Last September, Bruce Lahn and colleagues published a couple of papers on the evolution of two genes responsible for brain development in humans (ASPM and Microcephalin). A group led by Sally Otto published a criticism of the analysis performed by Lahn's group in last week's issue of Science (JP has written a good summary on GNXP). Lahn and colleagues issued an excellent response to that criticism.
The original papers on ASPM and Microcephalin argued that the patterns of polymorphism and linkage disequilibrium at the two loci were inconsistent with our current understanding of demographic history in humans. Therefore, natural selection must have acted upon alleles at these genes some point in our recent history. Otto and colleagues claim that the original studies did not consider all possible demographic scenarios, and that there are some that could lead to the observed patterns of polymorphism. These criticisms are weakened by the fact that they do not offer realistic demographic models.
This debate gives me the opportunity to explain how population geneticists analyze DNA sequences to distinguish between demographic history and natural selection. You can find the explanation below the fold.
In a population with constant size, random mating, and no natural selection, the nucleotide sequence polymorphism will follow neutral expectations. If we violate any of these assumptions, we can predict how patterns of nucleotide polymorphism will deviate from the neutral expectations. For example, positive selection and balancing selection result in different patterns of polymorphism. So do population subdivision, bottlenecks, and population expansions. One sticking point, however, is that some selection models and some demographic models lead to similar deviations from neutral expectations.

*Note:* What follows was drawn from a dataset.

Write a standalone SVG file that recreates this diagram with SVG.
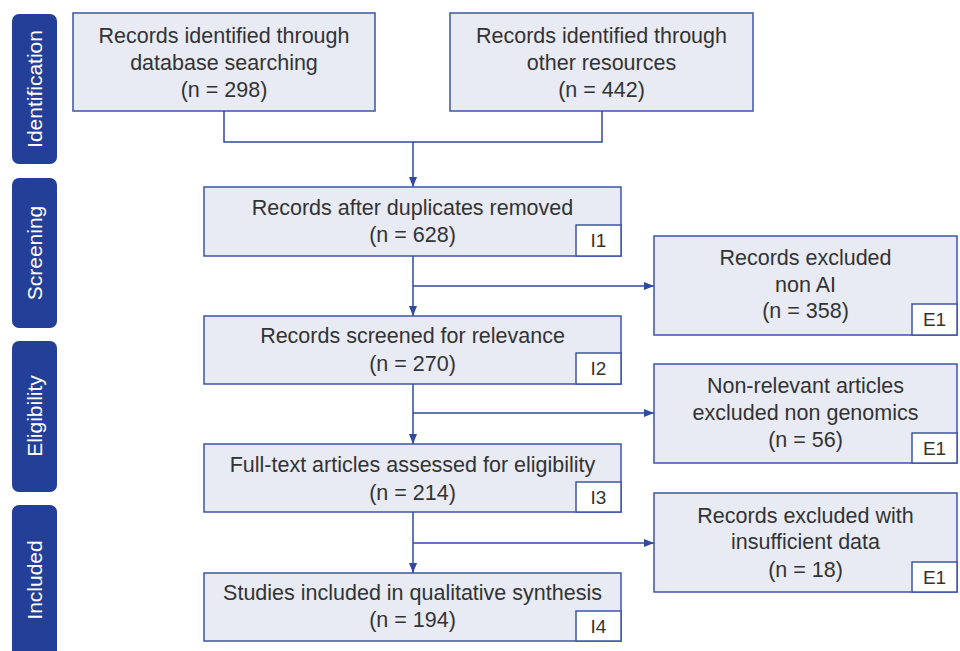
<svg xmlns="http://www.w3.org/2000/svg" width="960" height="651" viewBox="0 0 960 651">
<defs>
<style>
.bar{fill:#233f97;}
.bt{fill:#ffffff;font-family:"Liberation Sans",Arial,sans-serif;font-size:21px;text-anchor:middle;}
.box{fill:#e8eaf4;stroke:#3c55a6;stroke-width:1.5;}
.tag{fill:#ffffff;stroke:#3c55a6;stroke-width:1.5;}
.t{fill:#333333;font-family:"Liberation Sans",Arial,sans-serif;font-size:21.5px;text-anchor:middle;}
.tt{fill:#333333;font-family:"Liberation Sans",Arial,sans-serif;font-size:19px;text-anchor:middle;}
.c{fill:none;stroke:#2f4aa0;stroke-width:1.5;}
</style>
<marker id="ah" viewBox="0 0 10 10" refX="10" refY="5" markerWidth="10" markerHeight="10" markerUnits="userSpaceOnUse" orient="auto">
<path d="M0,1 L10,5 L0,9 Z" fill="#2f4aa0"/>
</marker>
</defs>
<rect width="960" height="651" fill="#ffffff"/>
<g id="phase-identification"><rect class="bar" x="12" y="14" width="45" height="150" rx="7"/><text class="bt" transform="translate(42,89) rotate(-90)">Identification</text></g>
<g id="phase-screening"><rect class="bar" x="12" y="178" width="45" height="150" rx="7"/><text class="bt" transform="translate(42,253) rotate(-90)">Screening</text></g>
<g id="phase-eligibility"><rect class="bar" x="12" y="341" width="45" height="151" rx="7"/><text class="bt" transform="translate(42,416) rotate(-90)">Eligibility</text></g>
<g id="phase-included"><rect class="bar" x="12" y="505" width="45" height="155" rx="7"/><text class="bt" transform="translate(42,580) rotate(-90)">Included</text></g>

<g id="connectors">
<path class="c" d="M224,111 V142 H602 V111"/>
<path class="c" d="M413,142 V187" marker-end="url(#ah)"/>
<path class="c" d="M413,256 V316" marker-end="url(#ah)"/>
<path class="c" d="M413,286 H654" marker-end="url(#ah)"/>
<path class="c" d="M413,384 V444" marker-end="url(#ah)"/>
<path class="c" d="M413,413 H654" marker-end="url(#ah)"/>
<path class="c" d="M413,512 V573" marker-end="url(#ah)"/>
<path class="c" d="M413,543 H654" marker-end="url(#ah)"/>
</g>

<g id="db-search"><rect class="box" x="73" y="13" width="302" height="98"/>
<text class="t" x="224" y="43">Records identified through</text>
<text class="t" x="224" y="70">database searching</text>
<text class="t" x="224" y="97">(n = 298)</text></g>

<g id="other-resources"><rect class="box" x="450" y="13" width="303" height="98"/>
<text class="t" x="601.5" y="43">Records identified through</text>
<text class="t" x="601.5" y="70">other resources</text>
<text class="t" x="601.5" y="97">(n = 442)</text></g>

<g id="after-duplicates"><rect class="box" x="204" y="187" width="417" height="69"/>
<text class="t" x="412.5" y="215">Records after duplicates removed</text>
<text class="t" x="412.5" y="242">(n = 628)</text>
<rect class="tag" x="576" y="225" width="45" height="31"/><text class="tt" x="598.5" y="247">I1</text></g>

<g id="screened"><rect class="box" x="204" y="316" width="417" height="68"/>
<text class="t" x="412.5" y="343">Records screened for relevance</text>
<text class="t" x="412.5" y="371">(n = 270)</text>
<rect class="tag" x="576" y="353" width="45" height="31"/><text class="tt" x="598.5" y="375">I2</text></g>

<g id="full-text"><rect class="box" x="204" y="444" width="417" height="68"/>
<text class="t" x="412.5" y="472">Full-text articles assessed for eligibility</text>
<text class="t" x="412.5" y="500">(n = 214)</text>
<rect class="tag" x="576" y="482" width="45" height="30"/><text class="tt" x="598.5" y="504">I3</text></g>

<g id="included"><rect class="box" x="204" y="573" width="417" height="68"/>
<text class="t" x="412.5" y="600">Studies included in qualitative synthesis</text>
<text class="t" x="412.5" y="627">(n = 194)</text>
<rect class="tag" x="576" y="611" width="45" height="30"/><text class="tt" x="598.5" y="633">I4</text></g>

<g id="excluded-non-ai"><rect class="box" x="654" y="236" width="303" height="99"/>
<text class="t" x="805.5" y="265">Records excluded</text>
<text class="t" x="805.5" y="292">non AI</text>
<text class="t" x="805.5" y="318">(n = 358)</text>
<rect class="tag" x="912" y="304" width="45" height="31"/><text class="tt" x="934.5" y="326">E1</text></g>

<g id="excluded-non-genomics"><rect class="box" x="654" y="364" width="303" height="99"/>
<text class="t" x="805.5" y="393">Non-relevant articles</text>
<text class="t" x="805.5" y="420">excluded non genomics</text>
<text class="t" x="805.5" y="447">(n = 56)</text>
<rect class="tag" x="912" y="433" width="45" height="30"/><text class="tt" x="934.5" y="455">E1</text></g>

<g id="excluded-insufficient"><rect class="box" x="654" y="493" width="303" height="99"/>
<text class="t" x="805.5" y="523">Records excluded with</text>
<text class="t" x="805.5" y="549">insufficient data</text>
<text class="t" x="805.5" y="577">(n = 18)</text>
<rect class="tag" x="912" y="562" width="45" height="30"/><text class="tt" x="934.5" y="584">E1</text></g>
</svg>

Given that demography and selection can both lead us to reject neutral patterns of polymorphism, how do we distinguish between these two? By examining a single locus we cannot distinguish between selection and demography, but if we can if we look at multiple loci. Things like population subdivision, population expansion, and bottlenecks affect the entire genome, whereas selection will only affect the loci that are under selection. That's why studies that look at a single locus or mtDNA are limited -- they cannot distinguish between selection and demography. These types of studies are no longer performed in well studied organisms (ie, humans, Drosophila, Arabadopsis, etc). There are sufficient data available for model organisms that we can untangle demography and selection.
Now that we have determined how to distinguish selection and demography, we can detect selection on DNA sequences with more rigor. The first step is to collect all the available sequence data for your species or population of interest and fit a demographic model to those data. I won't get into the details of this process, other than to say it involves coalescent simulations using different demographic parameters. Once the best fitting model is found, that model supplants the neutral model as a null hypothesis for detecting selection. Any loci that reject that model were likely under selection in the recent past.
The criticism levied upon the work by Lahn and colleagues centers around the possibility that demographic effects may be responsible for the non-neutral patterns of polymorphism. In defense of their work, Lahn's group replies that the demographic effects required for those non-neutral patterns are not consistent with those observed at other loci (remember, demography should affect the entire genome uniformly). They claim that the patterns of polymorphism at the two loci not only reject a neutral model, but they also reject a model based on what we know about human population history.